Friday, July 8, was the 200th anniversary of Percy Bysshe Shelley’s premature death in 1822, a month shy of his 30th birthday. He died while sailing from Livorno to Lerici, in Italy, after visiting his friend and fellow poet Lord Byron.

Though Shelley lived more than two centuries ago, he still speaks clearly to our age in his poetry, chastising political and moral corruption.

While this bicentenary was being commemorated, mostly in England and Italy, in Malta, hidden from the public, morally corrupt machinations were being put in motion to get the IVF amendment bill signed not by President George Vella, but by Acting President Frank Bezzina, without Vella honourably resigning. Resigning would have been the only proper thing to do.

There’s no beating about the bush: circumstances where a head of state refuses to sign a bill amounts to a constitutional crisis.

In such circumstances, the only way out for a republic (meaning ‘public good’) worthy of its name is to see the president (very honourably) resign and the election of a new president who would, presumably, sign the bill. Of course, this does not happen in banana republics. What has already happened in Malta reeks of the very moral corruption that raised Shelley’s hackles in Poetical Essay on the Existing State of Things:

“Shall rank corruption pass unheeded by,

“Shall flattery’s voice ascend the wearied sky;

“And shall no patriot tear the veil away

“Which hides these vices from the face of day?

“Is public virtue dead? – is courage gone?”

The Labour government must have known from early June at least that President Vella was not going to sign the IVF bill. The government hid this important fact from parliament and the public, changed the person who would be acting president when needed and attempted to sweep a constitutional crisis under the carpet.

There’s no beating about the bush: circumstances where any head of state is refusing to sign any bill amounts to a constitutional crisis- Eddie Aquilina

An acting president cannot do anything the president would not do. That is clearly implied in his title. Acting president is a temporary office, a ‘stand-in’, an ‘understudy’, as Times of Malta aptly put it. The acting president certainly cannot do what the actual president would not do.

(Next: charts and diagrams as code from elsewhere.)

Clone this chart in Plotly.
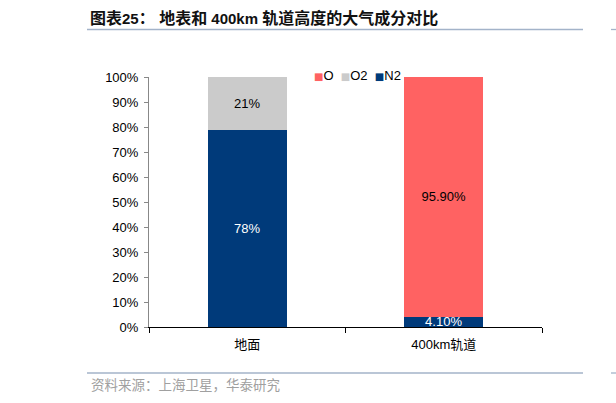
import plotly.graph_objects as go

# ---------------- data ----------------
categories = ["地面", "400km轨道"]
n2_values = [78, 4.1]
o2_values = [21, 0]
o_values = [0, 95.9]
n2_labels = ["78%", "4.10%"]
o2_labels = ["21%", ""]
o_labels = ["", "95.90%"]
y_tick_vals = [0, 10, 20, 30, 40, 50, 60, 70, 80, 90, 100]
y_tick_text = [f"{v}%" for v in y_tick_vals]
series_names = ["O", "O2", "N2"]
series_colors = {"N2": "#003A7A", "O2": "#CBCBCB", "O": "#FF6262"}

# ---------------- geometry ----------------
W, H = 616, 403
L, R, T, B = 149, 542, 77, 327


def px(x):
    return (x - L) / (R - L)


def py(y):
    return (B - y) / (B - T)


FONT = "Liberation Sans, Arial, Noto Sans CJK SC, sans-serif"

fig = go.Figure()
for name, vals, labels, tcolor in (
    ("N2", n2_values, n2_labels, "white"),
    ("O2", o2_values, o2_labels, "black"),
    ("O", o_values, o_labels, "black"),
):
    fig.add_trace(go.Bar(
        name=name, x=categories, y=vals, text=labels,
        marker=dict(color=series_colors[name], line=dict(width=0)),
        textposition="inside", insidetextanchor="middle",
        textfont=dict(color=tcolor, size=13, family=FONT),
        showlegend=False,
    ))

fig.update_layout(
    width=W, height=H,
    margin=dict(l=L, r=W - R, t=T, b=H - B, pad=0, autoexpand=False),
    barmode="stack", barnorm="percent", bargap=0.6,
    paper_bgcolor="white", plot_bgcolor="white",
    font=dict(family=FONT, size=13, color="black"),
    uniformtext=dict(minsize=13, mode="show"),
    xaxis=dict(
        showline=True, linecolor="black", linewidth=1,
        ticks="outside", tickson="boundaries", ticklen=5, tickcolor="black",
        tickfont=dict(size=13, family="Liberation Sans, Noto Sans CJK SC"),
        ticklabelstandoff=5,
        showgrid=False, zeroline=False,
    ),
    yaxis=dict(
        range=[0, 100], tickmode="array", tickvals=y_tick_vals, ticktext=y_tick_text,
        showline=True, linecolor="#888888", linewidth=1,
        ticks="outside", ticklen=4, tickcolor="#888888",
        ticklabelstandoff=3,
        tickfont=dict(size=13, family=FONT),
        showgrid=False, zeroline=False,
    ),
)

# compact legend (as in the reference)
legend_text = "&nbsp; ".join(
    f"<span style='color:{series_colors[n]};font-size:10px;font-family:DejaVu Sans'>■</span>{n}"
    for n in series_names
)
fig.add_annotation(
    x=px(312), y=py(75), xref="paper", yref="paper",
    xanchor="left", yanchor="middle", showarrow=False,
    text=legend_text, font=dict(size=13, family=FONT, color="black"),
)

# title, source and separators
cjk = "font-size:16px"
title_text = (
    f"<b><span style='{cjk}'>图表</span>25<span style='{cjk}'>： 地表和</span> 400km "
    f"<span style='{cjk}'>轨道高度的大气成分对比</span></b>"
)
fig.add_annotation(
    x=px(88), y=py(18), xref="paper", yref="paper",
    xanchor="left", yanchor="middle", showarrow=False,
    text=title_text,
    font=dict(size=15, family=FONT, color="#111111"),
)
fig.add_annotation(
    x=px(89), y=py(384), xref="paper", yref="paper",
    xanchor="left", yanchor="middle", showarrow=False,
    text="资料来源：上海卫星，华泰研究",
    font=dict(size=13.5, family="Noto Sans CJK SC", color="#A0A0A0"),
)
for ly in (29.5, 373):
    fig.add_shape(type="line", xref="paper", yref="paper",
                  x0=px(87), x1=px(583), y0=py(ly), y1=py(ly),
                  line=dict(color="#A3B3C9", width=1.3))
    fig.add_shape(type="line", xref="paper", yref="paper",
                  x0=px(611), x1=px(620), y0=py(ly), y1=py(ly),
                  line=dict(color="#A3B3C9", width=1.3))

fig.write_html(
    "out.html",
    config={"displayModeBar": False},
    post_script="document.body.style.margin='0';document.body.style.padding='0';",
)
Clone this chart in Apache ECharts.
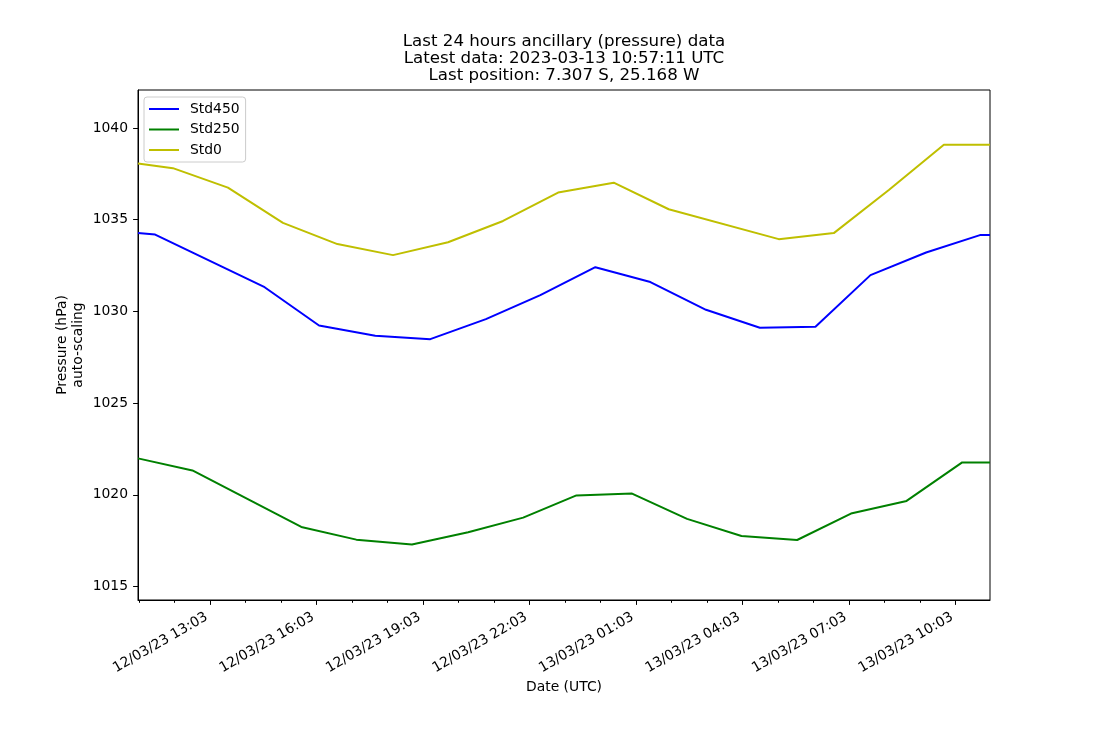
<!DOCTYPE html>
<html>
<head>
<meta charset="utf-8">
<script src="https://cdn.jsdelivr.net/npm/echarts@6/dist/echarts.min.js"></script>
<style>
  html, body { margin: 0; padding: 0; background: #fff; }
  #chart { width: 1100px; height: 750px; }
</style>
</head>
<body>
<div id="chart"></div>
<script>
// ---- Data (times in UTC) ----
const xRange = ['2023-03-12 11:01', '2023-03-13 11:01'];

const std450Times = ['2023-03-12 11:01', '2023-03-12 11:30', '2023-03-12 14:35', '2023-03-12 16:07',
  '2023-03-12 17:42', '2023-03-12 19:15', '2023-03-12 20:49', '2023-03-12 22:21', '2023-03-12 23:54',
  '2023-03-13 01:27', '2023-03-13 03:01', '2023-03-13 04:32', '2023-03-13 06:06', '2023-03-13 07:39',
  '2023-03-13 09:13', '2023-03-13 10:44', '2023-03-13 11:01'];
const std450Values = [1034.27, 1034.19, 1031.32, 1029.23, 1028.67, 1028.49, 1029.58, 1030.89, 1032.41,
  1031.60, 1030.09, 1029.11, 1029.16, 1031.98, 1033.21, 1034.16, 1034.16];

const std250Times = ['2023-03-12 11:01', '2023-03-12 12:33', '2023-03-12 15:37', '2023-03-12 17:10',
  '2023-03-12 18:44', '2023-03-12 20:19', '2023-03-12 21:52', '2023-03-12 23:22', '2023-03-13 00:56',
  '2023-03-13 02:29', '2023-03-13 04:01', '2023-03-13 05:35', '2023-03-13 07:06', '2023-03-13 08:40',
  '2023-03-13 10:14', '2023-03-13 11:01'];
const std250Values = [1021.99, 1021.33, 1018.25, 1017.56, 1017.30, 1017.96, 1018.76, 1019.97, 1020.07,
  1018.69, 1017.76, 1017.54, 1018.98, 1019.67, 1021.77, 1021.77];

const std0Times = ['2023-03-12 11:01', '2023-03-12 12:00', '2023-03-12 13:33', '2023-03-12 15:06',
  '2023-03-12 16:38', '2023-03-12 18:12', '2023-03-12 19:45', '2023-03-12 21:18', '2023-03-12 22:51',
  '2023-03-13 00:25', '2023-03-13 01:58', '2023-03-13 05:04', '2023-03-13 06:37', '2023-03-13 08:10',
  '2023-03-13 09:43', '2023-03-13 11:01'];
const std0Values = [1038.06, 1037.81, 1036.75, 1034.83, 1033.67, 1033.07, 1033.77, 1034.93, 1036.48,
  1037.02, 1035.57, 1033.94, 1034.27, 1036.62, 1039.09, 1039.09];

const xMajorTicks = ['2023-03-12 13:03', '2023-03-12 16:03', '2023-03-12 19:03', '2023-03-12 22:03',
  '2023-03-13 01:03', '2023-03-13 04:03', '2023-03-13 07:03', '2023-03-13 10:03'];
const xMajorLabels = ['12/03/23 13:03', '12/03/23 16:03', '12/03/23 19:03', '12/03/23 22:03',
  '13/03/23 01:03', '13/03/23 04:03', '13/03/23 07:03', '13/03/23 10:03'];
const xMinorTicks = ['2023-03-12 11:03', '2023-03-12 12:03', '2023-03-12 13:03', '2023-03-12 14:03',
  '2023-03-12 15:03', '2023-03-12 16:03', '2023-03-12 17:03', '2023-03-12 18:03', '2023-03-12 19:03',
  '2023-03-12 20:03', '2023-03-12 21:03', '2023-03-12 22:03', '2023-03-12 23:03', '2023-03-13 00:03',
  '2023-03-13 01:03', '2023-03-13 02:03', '2023-03-13 03:03', '2023-03-13 04:03', '2023-03-13 05:03',
  '2023-03-13 06:03', '2023-03-13 07:03', '2023-03-13 08:03', '2023-03-13 09:03', '2023-03-13 10:03'];
const yTicks = [1015, 1020, 1025, 1030, 1035, 1040];
const yRange = [1014.27, 1042.07];

const titleLines = ['Last 24 hours ancillary (pressure) data',
  'Latest data: 2023-03-13 10:57:11 UTC',
  'Last position: 7.307 S, 25.168 W'];

// ---- helpers ----
function toH(s) {
  const d = s.split(' ');
  const day = +d[0].slice(8, 10);
  const hm = d[1].split(':').map(Number);
  return (day - 12) * 24 + hm[0] + hm[1] / 60;
}
function pairs(ts, vs) { return ts.map((t, i) => [toH(t), vs[i]]); }
const majorH = xMajorTicks.map(toH);
const labelFor = (v) => {
  for (let i = 0; i < majorH.length; i++) if (Math.abs(majorH[i] - v) < 1e-6) return xMajorLabels[i];
  return '';
};

const FONT = 'DejaVu Sans';
const chart = echarts.init(document.getElementById('chart'), null, { renderer: 'canvas' });
const xmin = toH(xRange[0]), xmax = toH(xRange[1]);

chart.setOption({
  animation: false,
  backgroundColor: '#fff',
  textStyle: { fontFamily: FONT },
  title: {
    text: titleLines.join('\n'),
    left: 564,
    top: 33.5,
    padding: 0,
    textAlign: 'center',
    textStyle: { fontFamily: FONT, fontSize: 16.67, fontWeight: 'normal', color: '#000', lineHeight: 17 }
  },
  legend: {
    orient: 'vertical',
    left: 144,
    top: 97,
    padding: [5, 6, 5, 5],
    itemGap: 6.5,
    itemWidth: 30,
    itemHeight: 2,
    icon: 'rect',
    borderColor: '#cccccc',
    borderWidth: 1,
    borderRadius: 3,
    backgroundColor: 'rgba(255,255,255,0.8)',
    textStyle: { fontFamily: FONT, fontSize: 13.9, color: '#000', lineHeight: 14, padding: [0, 0, 0, 6] },
    data: ['Std450', 'Std250', 'Std0']
  },
  grid: {
    left: 138, right: 110, top: 90, bottom: 150,
    show: true, borderColor: '#000', borderWidth: 1, backgroundColor: 'transparent'
  },
  xAxis: [{
    type: 'value',
    min: xmin, max: xmax,
    name: 'Date (UTC)',
    nameLocation: 'middle',
    nameGap: 80,
    nameMoveOverlap: false,
    nameTextStyle: { fontFamily: FONT, fontSize: 13.9, color: '#000' },
    splitLine: { show: false },
    axisLine: { show: true, lineStyle: { color: '#000', width: 1 } },
    axisTick: { show: true, customValues: majorH, length: 4.9, lineStyle: { color: '#000', width: 1 } },
    axisLabel: {
      customValues: majorH,
      formatter: labelFor,
      rotate: 30,
      margin: 14,
      padding: [0, 4, 0, 0],
      fontFamily: FONT, fontSize: 13.9, color: '#000'
    }
  }, {
    type: 'value',
    min: xmin, max: xmax,
    position: 'bottom',
    gridIndex: 0,
    splitLine: { show: false },
    axisLine: { show: false },
    axisLabel: { show: false },
    axisTick: { show: true, customValues: xMinorTicks.map(toH), length: 2.8, lineStyle: { color: '#000', width: 1 } }
  }],
  yAxis: {
    type: 'value',
    min: yRange[0], max: yRange[1],
    name: 'Pressure (hPa)\nauto-scaling',
    nameLocation: 'middle',
    nameGap: 52,
    nameMoveOverlap: false,
    nameTextStyle: { fontFamily: FONT, fontSize: 13.9, color: '#000', lineHeight: 16 },
    splitLine: { show: false },
    axisLine: { show: true, lineStyle: { color: '#000', width: 1 } },
    axisTick: { show: true, customValues: yTicks, length: 4.9, lineStyle: { color: '#000', width: 1 } },
    axisLabel: { customValues: yTicks, formatter: (v) => String(Math.round(v)), margin: 10,
      fontFamily: FONT, fontSize: 13.9, color: '#000' }
  },
  series: [
    { name: 'Std450', type: 'line', data: pairs(std450Times, std450Values), showSymbol: false, symbol: 'none',
      lineStyle: { color: '#0000ff', width: 2 }, itemStyle: { color: '#0000ff' } },
    { name: 'Std250', type: 'line', data: pairs(std250Times, std250Values), showSymbol: false, symbol: 'none',
      lineStyle: { color: '#008000', width: 2 }, itemStyle: { color: '#008000' } },
    { name: 'Std0', type: 'line', data: pairs(std0Times, std0Values), showSymbol: false, symbol: 'none',
      lineStyle: { color: '#bfbf00', width: 2 }, itemStyle: { color: '#bfbf00' } }
  ]
});
</script>
</body>
</html>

The president of our republic, if it is a real republic, should resign and clearly tell the public why. This would be admired by all, whatever their opinion about the IVF bill. It is hugely corrupt and immoral for the acting president to sign a bill that he knows the president would not, and did not, sign.

Shelley, in Queen Mab, criticised those who abandon their principles for the excuse of ‘obedience’:

“… obedience,

“Bane of all genius, virtue, freedom, truth,

“Makes slaves of men, and of the human frame

“A mechanised automaton.”

Have our institutions become ‘mechanised automatons’, simple cogs in a hugely corrupt system that has no principle but money and squatting in public office?

Has corruption so devastated the high offices of our republic that we have to watch these immoral machinations rather than what is clearly the right thing to do?

Is it too much to expect ‘public virtue’ and ‘courage’ in our republic?

Great poetry transcends time and circumstance. In Ozymandias, Shelley described the inescapable ravages of time even on the most powerful. And in The Masque of Anarchy, he demanded “Deeds, not words”. Deeds are Vella’s fundamental duty to the republic he presides over. Courage and honour are immortal.